Assim ensina Cahali (2011, p. 20):

Na realidade, multifacetário o ser anímico, tudo aquilo que molesta gravemente a alma humana, ferindo-lhe gravemente os valores fundamentais inerentes à sua personalidade ou reconhecidos pela sociedade em que está integrado, qualifica-se, em linha de princípio, como dano moral; não há como enumerá-los exaustivamente, evidenciando-se na dor, na angústia, no sofrimento, na tristeza pela ausência de um ente querido falecido; no desprestígio, na desconsideração social, no descrédito à reputação, na humilhação pública, no devassamento da privacidade; no desequilíbrio da normalidade psíquica, nos traumatismos emocionais, na depressão ou no desgaste psicológico, nas situações de constrangimento moral.

É essa amplitude de possibilidades que confere ao instituto uma interpretação tão ampla e diferente frente a cada juízo.

3.2.1 Dano Moral Direto ou Indireto

A doutrina classifica o dano moral na forma direta ou indireta, levando em consideração o nexo de causalidade entre o dano e o fato. Quando há lesão a um direito imaterial, temos configurado o dano moral direto.

Ensina Diniz (2008, p. 93):

O dano moral direto consiste na lesão a um interesse que visa a satisfação ou o gozo de um bem jurídico extrapatrimonial contido nos direitos da personalidade (como a vida, a integridade corporal e psíquica, a liberdade, a honra, o decoro, a intimidade, os sentimentos afetivos, a própria imagem) ou nos atributos da pessoa (como o nome, a capacidade, o estado de família). Abrange, ainda, a lesão à dignidade da pessoa humana (CF/88, art. 1º, III). 

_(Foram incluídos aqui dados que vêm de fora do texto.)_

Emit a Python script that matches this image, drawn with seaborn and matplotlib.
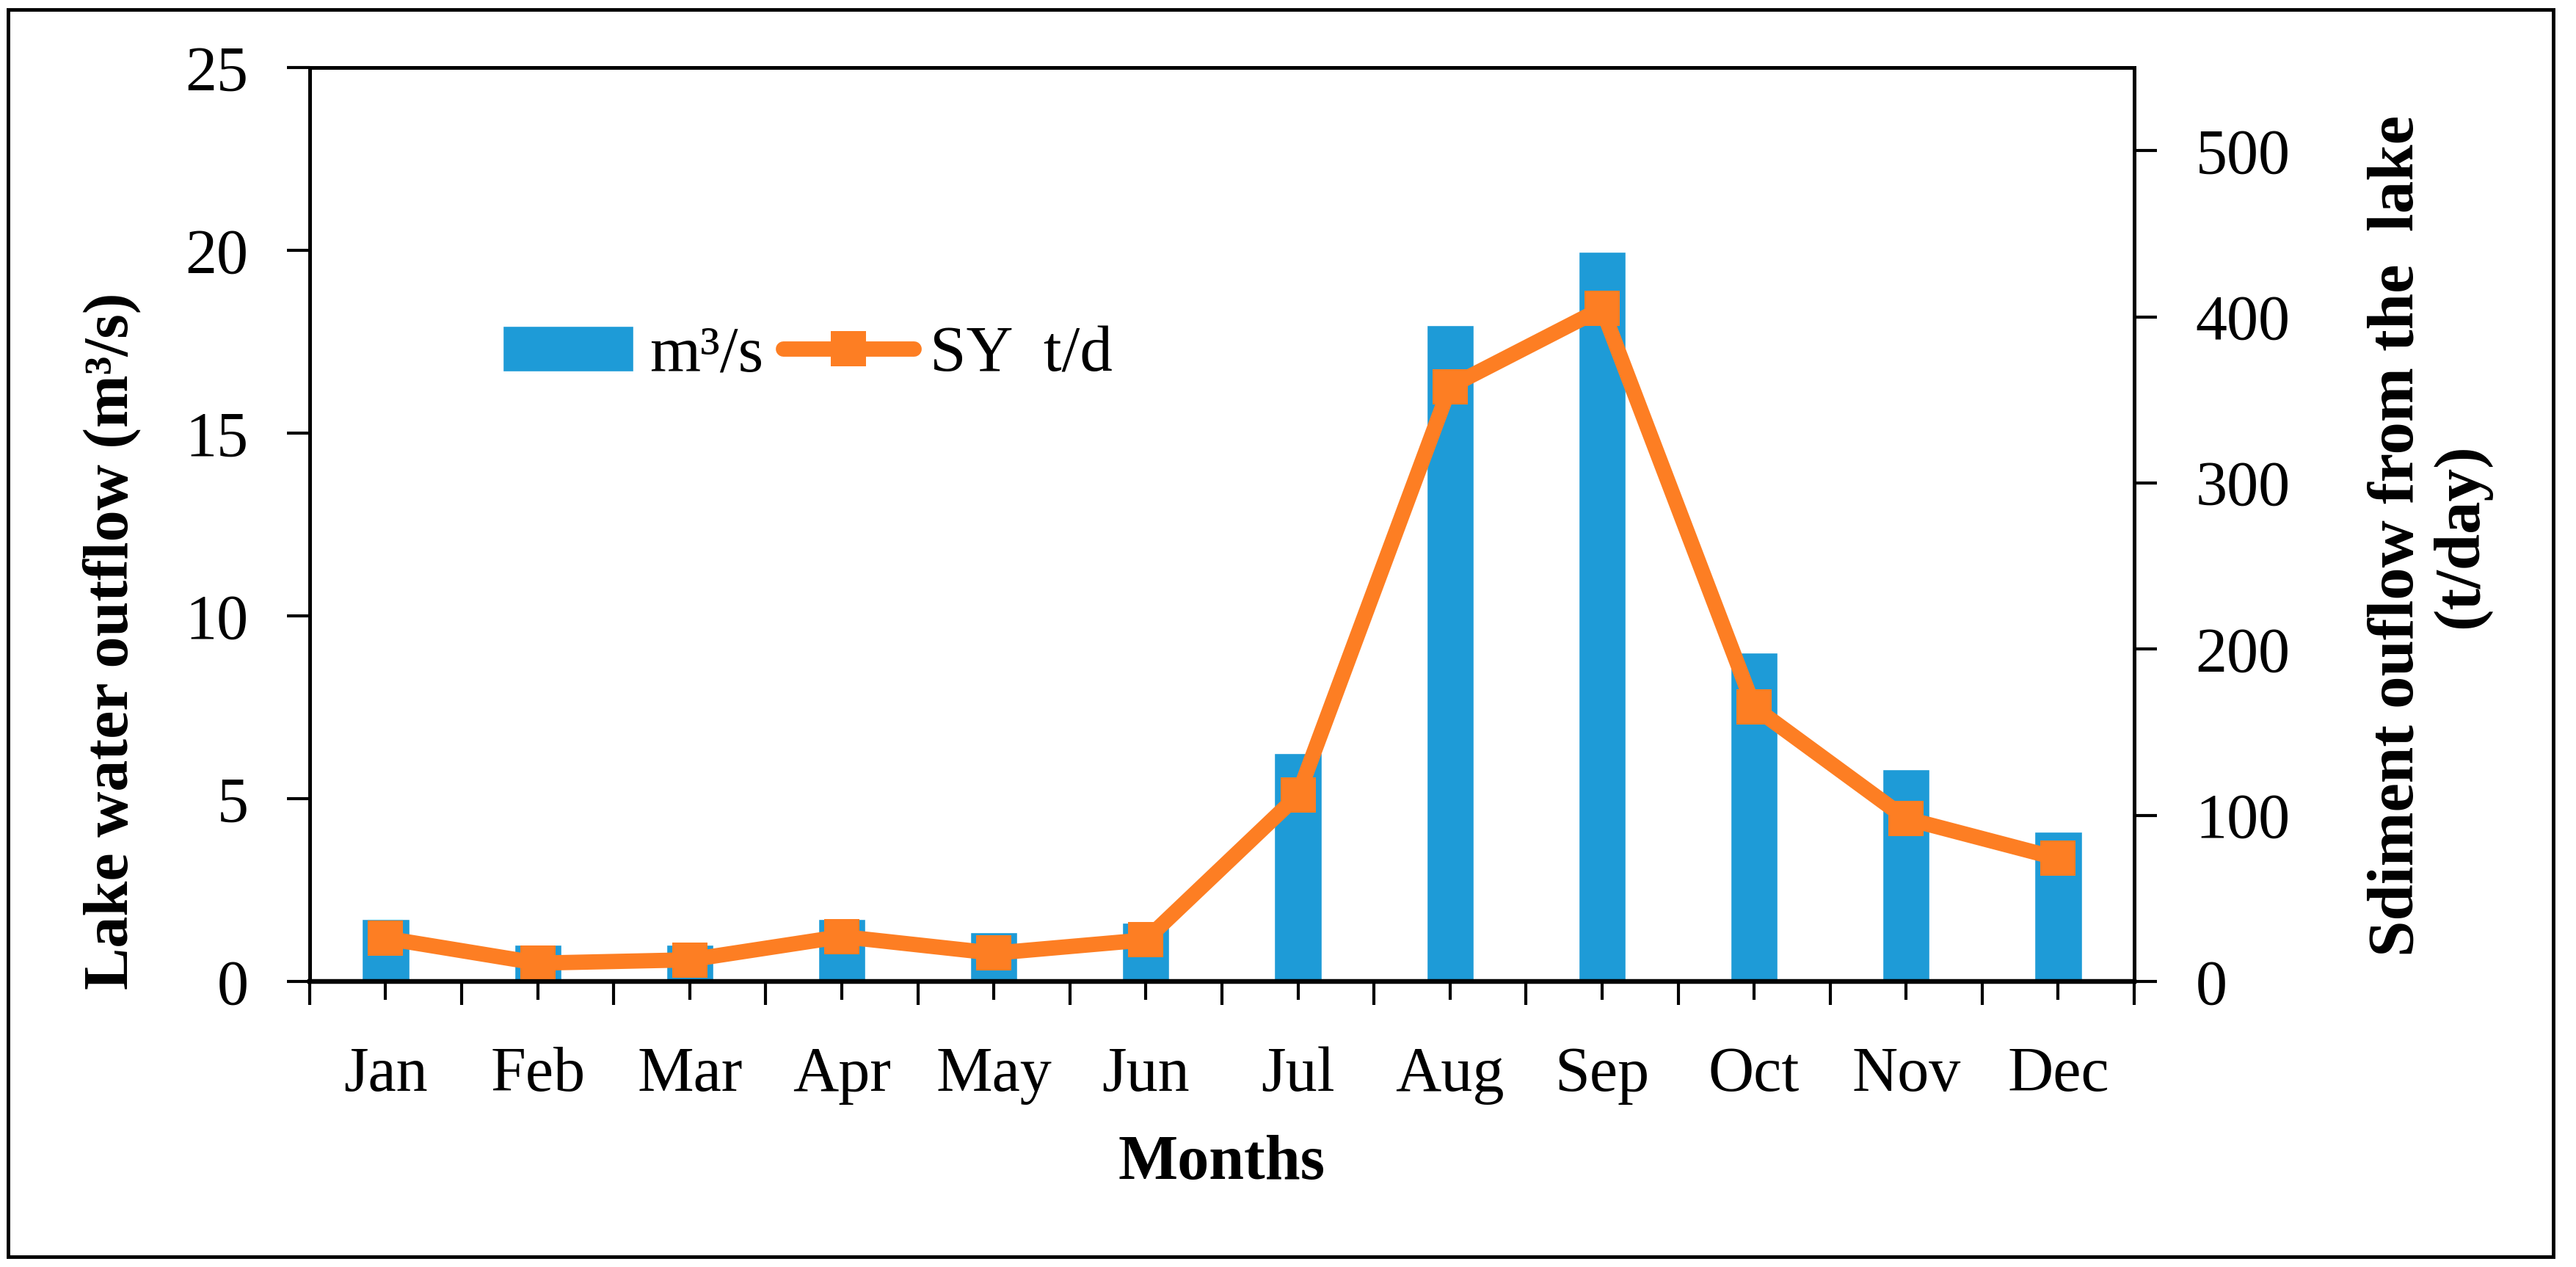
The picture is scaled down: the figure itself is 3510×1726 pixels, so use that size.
import numpy as np
import pandas as pd
import seaborn as sns
import matplotlib.pyplot as plt
from matplotlib.patches import Rectangle
from matplotlib.ticker import FixedLocator

months = ["Jan", "Feb", "Mar", "Apr", "May", "Jun",
          "Jul", "Aug", "Sep", "Oct", "Nov", "Dec"]
outflow = [1.7, 1.0, 1.0, 1.7, 1.35, 1.6, 6.25, 17.95, 19.95, 9.0, 5.8, 4.1]
sediment = [26, 11, 13, 27, 17, 25, 112, 358, 405, 165, 98, 74]

BLUE = "#1E9BD7"
ORANGE = "#FD7E23"


def main():
    sns.set_style("ticks")
    plt.rcParams["font.family"] = ["Liberation Serif", "DejaVu Serif"]
    for key in ("text.color", "axes.edgecolor", "axes.labelcolor",
                "xtick.color", "ytick.color"):
        plt.rcParams[key] = "black"

    df = pd.DataFrame({"month": months, "outflow": outflow,
                       "sediment": sediment, "pos": np.arange(len(months))})

    fig = plt.figure(figsize=(35.10, 17.26), dpi=100)
    ax = fig.add_axes([0.1202, 0.2254, 0.7083, 0.7213])

    sns.barplot(data=df, x="month", y="outflow", color=BLUE, width=0.31,
                saturation=1, ax=ax, label="m³/s")
    if ax.get_legend() is not None:
        ax.get_legend().remove()
    ax.set_xlim(-0.5, 11.5)
    ax.set_ylim(0, 25)
    ax.set_yticks(range(0, 26, 5))

    ax2 = ax.twinx()
    sns.lineplot(data=df, x="pos", y="sediment", color=ORANGE, lw=15,
                 marker="s", markersize=35, markeredgewidth=0, sort=False,
                 ax=ax2, label="SY  t/d", legend=False)
    ax2.set_ylim(0, 550)
    ax2.set_yticks(range(0, 501, 100))
    ax2.set_xlim(-0.5, 11.5)

    fs = 62
    ax.set_xticks(range(12))
    ax.set_xticklabels(months)
    ax.xaxis.set_minor_locator(FixedLocator(np.arange(-0.5, 12, 1)))
    ax.tick_params(axis="x", which="major", length=18, width=3, labelsize=fs, pad=46)
    ax.tick_params(axis="x", which="minor", length=23, width=3)
    ax.tick_params(axis="y", length=22, width=3, labelsize=fs, pad=38)
    ax2.tick_params(axis="y", length=22, width=3, labelsize=fs, pad=38)

    for a in (ax, ax2):
        for side in ("left", "right", "top"):
            a.spines[side].set_linewidth(3.5)
            a.spines[side].set_visible(True)
        a.spines["bottom"].set_linewidth(4.5)

    ax.set_xlabel("Months", fontsize=fs, fontweight="bold", labelpad=29)
    ax.set_ylabel("")
    ax2.set_ylabel("")

    fig.text(0.0436, 0.494, "Lake water outflow (m³/s)", rotation=90,
             ha="center", va="center", fontsize=fs, fontweight="bold")
    fig.text(0.943, 0.577, "Sdiment ouflow from the  lake\n(t/day)", rotation=90,
             ha="center", va="center", fontsize=fs + 2, fontweight="bold",
             multialignment="center", linespacing=1.1)

    h1, l1 = ax.get_legend_handles_labels()
    h2, l2 = ax2.get_legend_handles_labels()
    ax2.legend(h1 + h2, l1 + l2, ncol=2, frameon=False, fontsize=fs + 2,
               loc="center left", bbox_to_anchor=(0.185, 0.7195),
               bbox_transform=fig.transFigure, handlelength=2.0,
               handletextpad=0.25, columnspacing=0.3, borderaxespad=0)

    fig.patches.append(Rectangle((0.0031, 0.0081), 0.9881, 0.9844,
                                 transform=fig.transFigure, fill=False,
                                 edgecolor="black", lw=3.5))

    plt.savefig("out.png", dpi=100)


if __name__ == "__main__":
    main()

Dessa forma, quando um direito da personalidade for violado ou quando houver alguma lesão a um atributo da pessoa, há configuração de dano moral direto.

Já o dano moral indireto é, segundo o que ensinam Gagliano e Pampolha Filho (2004, p. 87), aquele que ocorre quando há alguma lesão a qualquer bem ou interesse que tiver origem patrimonial, mas que produz, de forma reflexa, um dano na esfera extrapatrimonial do agente.

Por sua vez, Cahali (2011, p. 53) assim preceitua:

Em determinadas situações especiais, o direito reconhece que terceiros – geralmente parentes, mas não necessariamente parentes – venham a ser afetados moralmente, de maneira indireta pelo dano moral inflingido à vítima do ato ilícito; ainda que se trate de uma responsabilidade que se vincula à mesma causa geradora da obrigação, esse direito preserva certa autonomia quanto à sua titularidade e respectivo exercício, a latere da indenização o dano sofrido pelo ofendido diretamente.

É o que se pode observar quando um familiar é acometido de alguma lesão grave que o incapacite ou deforme, causando dor e sofrimento a seus genitores ou filhos.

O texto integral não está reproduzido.